> **GIVEN EXERCISE**
Reproduce the material below line by line, beginning with its first line and ending with the line that contains "import * as"; leave out pictures.

==============================

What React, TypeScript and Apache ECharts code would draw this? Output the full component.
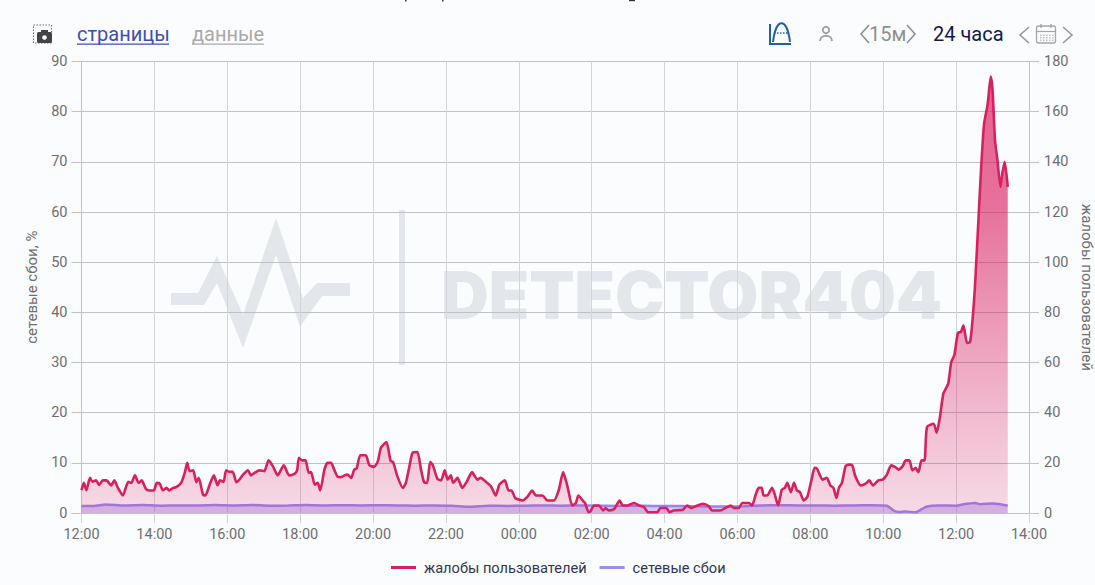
import React, { useEffect, useRef } from "react";
import * as echarts from "echarts";

const complaintMinutes = [0,4,8,14,18,24,29,35,41,49,54,60,68,77,82,88,94,99,106,112,119,124,129,134,140,144,151,156,164,170,174,178,184,189,193,200,204,211,218,224,228,234,238,244,249,255,260,266,274,279,285,293,301,308,315,323,333,342,351,355,358,363,369,374,378,384,389,393,400,405,411,416,422,427,433,438,444,449,453,459,468,474,482,488,493,502,509,513,520,529,534,540,545,553,559,564,569,574,578,586,592,598,603,608,612,619,627,634,643,652,657,666,674,682,688,697,703,708,714,726,734,742,748,759,767,778,786,793,800,808,814,818,826,829,835,838,844,852,859,863,868,877,886,891,899,910,918,926,933,948,953,963,968,975,990,997,1004,1014,1023,1033,1038,1052,1060,1069,1074,1082,1088,1099,1104,1110,1115,1120,1123,1129,1137,1141,1147,1153,1158,1162,1168,1173,1178,1183,1189,1195,1202,1207,1211,1220,1227,1233,1238,1243,1247,1252,1258,1263,1269,1274,1283,1291,1297,1303,1312,1319,1326,1333,1340,1345,1352,1357,1363,1368,1373,1378,1383,1388,1392,1403,1408,1413,1419,1427,1432,1437,1443,1448,1452,1458,1463,1467,1471,1477,1481,1486,1492,1497,1500,1504,1508,1513,1516,1520,1525];
const complaintValues = [9.1,12,9.1,14,12.5,13,11.2,13,13,11,13,10,7,12.4,12,15,12,13,9.6,9,9,12,11.6,9,10,9,10,10.3,12,16,20,16.7,17,12.3,14,7.3,7,11.3,15,11,13,12.4,17,16.4,16.4,12.3,13.3,15.3,17,15,16,17,16.7,21,18.7,15,19,15,15.7,17,22,21,21,16,16.3,11.3,12,9,17.3,20,20,17.3,14.4,14.3,15,15.3,14,17.3,17.7,23,23,19,18.4,20.7,26,28.3,20.7,20.3,14.7,10,12,18.7,24,24.3,17.3,12.3,12,20.3,19.3,13.6,13,17,13.3,15,12,14,10,12.3,16.3,13.3,14,12.4,10.7,7,11.3,13,9,9,6,5,6.4,9,7,7,5,5,9.3,16.3,10.7,3,4,7,4.7,4,0.3,0.7,3,3,1,2,1,1.6,5,3,3,4,3,2.4,0.3,0.3,2,2,0.3,1,1.3,3,2,3,3.7,2.7,1,1,2,3,2,2,4,4,3,7.3,10,10,7,7,10,7.7,3,9.3,10,12,8.3,12,9,8.3,5,6.4,13.3,18,17.7,13.3,14,11,10,6,10,12,18.7,19.3,19,14.7,11,11.7,13,11,13,13.3,15.3,19,18.3,17.3,18.7,21,21,17,18,16.3,21,21,34.3,35.6,32,37.6,47.6,51.6,60.2,62.9,71.8,72.2,74.8,67.8,68.2,76.8,90,118,136.7,155,163,174,168.6,148.6,140.7,130,135.3,140,130];

const outageMinutes = [0,20,40,70,100,130,160,190,220,250,280,310,340,370,400,430,460,490,520,550,580,610,640,670,700,730,760,790,820,850,880,910,940,970,1000,1030,1060,1090,1120,1150,1180,1210,1240,1270,1300,1326,1337,1346,1356,1373,1384,1392,1410,1441,1450,1471,1480,1499,1515,1525];
const outageValues = [1.4,1.4,1.7,1.5,1.6,1.45,1.5,1.5,1.6,1.5,1.6,1.45,1.5,1.6,1.5,1.55,1.5,1.55,1.5,1.45,1.5,1.45,1.25,1.45,1.4,1.45,1.5,1.45,1.5,1.45,1.4,1.45,1.4,1.4,1.35,1.3,1.3,1.35,1.5,1.55,1.5,1.5,1.45,1.5,1.55,1.45,0.5,0.2,0.3,0.15,0.8,1.3,1.5,1.45,1.7,2,1.75,1.9,1.7,1.45];

const tickMinutes = 120;
const startHour = 12;
const leftName = "сетевые сбои, %";
const rightName = "жалобы пользователей";
const complaintsName = "жалобы пользователей";
const outagesName = "сетевые сбои";

const FONT = "Roboto, Arial, sans-serif";
const WM = "#e3e6ea";
const logoOutline = [[171,293],[198,293],[217,256],[243,315],[276,218],[303,298],[317,283],[350,283],[350,296],[322,296],[300,327],[276,255],[243,348],[217,283],[204,305],[171,305]];

const chevron = (x: number, y: number, w: number, h: number, color: string, dir: number) => ({
  type: "polyline",
  shape: { points: [[x + (dir > 0 ? 0 : w), y], [x + (dir > 0 ? w : 0), y + h / 2], [x + (dir > 0 ? 0 : w), y + h]] },
  style: { stroke: color, lineWidth: 1.6, fill: "none" },
  silent: true,
});

const calendarDots: any[] = [];
[34.5, 37, 39.5].forEach((y) =>
  [1040, 1043, 1046, 1049, 1052].forEach((x) =>
    calendarDots.push({ type: "rect", shape: { x, y, width: 1.6, height: 1.4 }, style: { fill: "#c2c2c2" }, silent: true })
  )
);

const toolbar: any[] = [
  // watermark
  { type: "polygon", z: -10, shape: { points: logoOutline }, style: { fill: WM }, silent: true },
  { type: "rect", z: -10, shape: { x: 399, y: 210, width: 6, height: 155 }, style: { fill: WM }, silent: true },
  { type: "text", z: -10, x: 441, y: 262, style: { text: "DETECTOR404", font: `900 66px Inter, ${FONT}`, fill: WM }, silent: true },
  // descenders of the title cut off by the top edge
  { type: "rect", shape: { x: 405, y: 0, width: 1.6, height: 1.4 }, style: { fill: "#444" }, silent: true },
  { type: "rect", shape: { x: 442, y: 0, width: 1.6, height: 1.4 }, style: { fill: "#444" }, silent: true },
  { type: "rect", shape: { x: 629, y: 0, width: 6, height: 1.2 }, style: { fill: "#334" }, silent: true },
  // camera icon
  { type: "rect", shape: { x: 33.5, y: 25, width: 18, height: 18 }, style: { fill: "none", stroke: "#666", lineWidth: 1, lineDash: [1.5, 1.5] }, silent: true },
  { type: "rect", shape: { x: 37, y: 32, width: 15, height: 11, r: 1.5 }, style: { fill: "#444" }, silent: true },
  { type: "rect", shape: { x: 41, y: 30, width: 7, height: 3 }, style: { fill: "#444" }, silent: true },
  { type: "circle", shape: { cx: 44.5, cy: 37.5, r: 2.3 }, style: { fill: "#fbfcfe" }, silent: true },
  // links
  { type: "text", x: 77, y: 24, style: { text: "страницы", font: `20px ${FONT}`, fill: "#3f4db5" }, silent: true },
  { type: "rect", shape: { x: 77, y: 43.5, width: 92, height: 1.3 }, style: { fill: "#3f4db5" }, silent: true },
  { type: "text", x: 192, y: 24, style: { text: "данные", font: `20px ${FONT}`, fill: "#a9a9a9" }, silent: true },
  { type: "rect", shape: { x: 192, y: 43.5, width: 72, height: 1.3 }, style: { fill: "#a9a9a9" }, silent: true },
  // chart mode icon
  { type: "polyline", shape: { points: [[770, 24], [770, 44], [791, 44]] }, style: { stroke: "#1c62ad", lineWidth: 2, fill: "none" }, silent: true },
  { type: "bezierCurve", shape: { x1: 773, y1: 42, x2: 790, y2: 42, cpx1: 776, cpy1: 17, cpx2: 787, cpy2: 17 }, style: { stroke: "#1c62ad", lineWidth: 2, fill: "none" }, silent: true },
  { type: "line", shape: { x1: 774, y1: 33, x2: 789, y2: 33 }, style: { stroke: "#1c62ad", lineWidth: 1.4, lineDash: [1.5, 1.5] }, silent: true },
  // person icon
  { type: "circle", shape: { cx: 826, cy: 30, r: 3.2 }, style: { fill: "none", stroke: "#a0a0a0", lineWidth: 1.8 }, silent: true },
  { type: "bezierCurve", shape: { x1: 820, y1: 41, x2: 832, y2: 41, cpx1: 820, cpy1: 34, cpx2: 832, cpy2: 34 }, style: { fill: "none", stroke: "#a0a0a0", lineWidth: 1.8 }, silent: true },
  // range
  chevron(861, 25, 8, 18, "#8f8f8f", -1),
  { type: "text", x: 869, y: 24, style: { text: "15м", font: `20px ${FONT}`, fill: "#8f8f8f" }, silent: true },
  chevron(907, 25, 8, 18, "#8f8f8f", 1),
  { type: "text", x: 933, y: 24, style: { text: "24 часа", font: `20px ${FONT}`, fill: "#10194a" }, silent: true },
  chevron(1020, 27, 9, 16, "#999", -1),
  { type: "rect", shape: { x: 1036.5, y: 26, width: 19, height: 17, r: 2 }, style: { fill: "#fbfcfe", stroke: "#a5a5a5", lineWidth: 1.3 }, silent: true },
  { type: "line", shape: { x1: 1037, y1: 31.5, x2: 1055, y2: 31.5 }, style: { stroke: "#a5a5a5", lineWidth: 1.2 }, silent: true },
  { type: "line", shape: { x1: 1041, y1: 24, x2: 1041, y2: 28 }, style: { stroke: "#a5a5a5", lineWidth: 1.4 }, silent: true },
  { type: "line", shape: { x1: 1051, y1: 24, x2: 1051, y2: 28 }, style: { stroke: "#a5a5a5", lineWidth: 1.4 }, silent: true },
  ...calendarDots,
  chevron(1063, 27, 9, 16, "#999", 1),
];

function App() {
  const ref = useRef<HTMLDivElement>(null);
  useEffect(() => {
    document.body.style.margin = "0";
    document.body.style.background = "#fbfcfe";
    const chart = echarts.init(ref.current!, undefined, { renderer: "svg" });
    const axisLabel = { color: "#6e6e6e", fontSize: 14.5, fontFamily: FONT };
    const nameStyle = { color: "#6e6e6e", fontSize: 15, fontFamily: FONT };
    chart.setOption({
      animation: false,
      backgroundColor: "#fbfcfe",
      grid: { left: 81.5, right: 66, top: 61.5, bottom: 72, containLabel: false, outerBoundsMode: "none" },
      graphic: { elements: toolbar },
      legend: {
        bottom: 5,
        left: 386,
        itemWidth: 25,
        itemHeight: 3,
        itemGap: 13,
        icon: "rect",
        textStyle: { color: "#2f3550", fontSize: 14.6, fontFamily: FONT, padding: [0, 0, 0, 3] },
        data: [complaintsName, outagesName],
      },
      xAxis: {
        type: "value",
        min: 0,
        max: 1560,
        interval: tickMinutes,
        axisLine: { show: true, lineStyle: { color: "#bfc1c6" } },
        axisTick: { show: true, length: 10, lineStyle: { color: "#d3d5db" } },
        splitLine: { show: true, lineStyle: { color: "#d3d5db" } },
        axisLabel: {
          ...axisLabel,
          margin: 14,
          formatter: (v: number) => {
            const h = (startHour + Math.round(v / 60)) % 24;
            return `${String(h).padStart(2, "0")}:00`;
          },
        },
      },
      yAxis: [
        {
          type: "value", min: 0, max: 90, interval: 10, position: "left",
          name: leftName, nameLocation: "middle", nameGap: 42, nameRotate: 90, nameTextStyle: nameStyle,
          axisLine: { show: true, lineStyle: { color: "#bfc1c6" } },
          axisTick: { show: true, length: 10, lineStyle: { color: "#bfc1c6" } },
          splitLine: { show: true, lineStyle: { color: "#bfc1c6" } },
          axisLabel: { ...axisLabel, margin: 14 },
        },
        {
          type: "value", min: 0, max: 180, interval: 20, position: "right",
          name: rightName, nameLocation: "middle", nameGap: 50, nameRotate: -90, nameTextStyle: nameStyle,
          axisLine: { show: true, lineStyle: { color: "#bfc1c6" } },
          axisTick: { show: true, length: 10, lineStyle: { color: "#bfc1c6" } },
          splitLine: { show: false },
          axisLabel: { ...axisLabel, margin: 15 },
        },
      ],
      series: [
        {
          name: outagesName,
          type: "line",
          yAxisIndex: 0,
          z: 2,
          showSymbol: false,
          symbol: "none",
          smooth: 0.2,
          data: outageMinutes.map((m, i) => [m, outageValues[i]]),
          itemStyle: { color: "#9a8cf2" },
          lineStyle: { color: "#9a84ee", width: 2.5 },
          areaStyle: { color: "rgba(140,110,240,0.5)", origin: "start" },
        },
        {
          name: complaintsName,
          type: "line",
          yAxisIndex: 1,
          z: 3,
          showSymbol: false,
          symbol: "none",
          smooth: 0.2,
          data: complaintMinutes.map((m, i) => [m, complaintValues[i]]),
          itemStyle: { color: "#d9205f" },
          lineStyle: { color: "#d9205f", width: 2.6 },
          areaStyle: {
            origin: "start",
            color: new echarts.graphic.LinearGradient(0, 0, 0, 1, [
              { offset: 0, color: "rgba(218,32,98,1)" },
              { offset: 0.3, color: "rgba(218,32,98,0.9)" },
              { offset: 0.55, color: "rgba(218,32,98,0.65)" },
              { offset: 0.8, color: "rgba(218,32,98,0.4)" },
              { offset: 1, color: "rgba(218,32,98,0.22)" },
            ]),
          },
        },
      ],
    });
    return () => chart.dispose();
  }, []);
  return <div ref={ref} style={{ position: "fixed", left: 0, top: 0, width: 1095, height: 585 }} />;
}

export default App;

==============================

> **FINAL ANSWER**
What React, TypeScript and Apache ECharts code would draw this? Output the full component.
import React, { useEffect, useRef } from "react";
import * as echarts from "echarts";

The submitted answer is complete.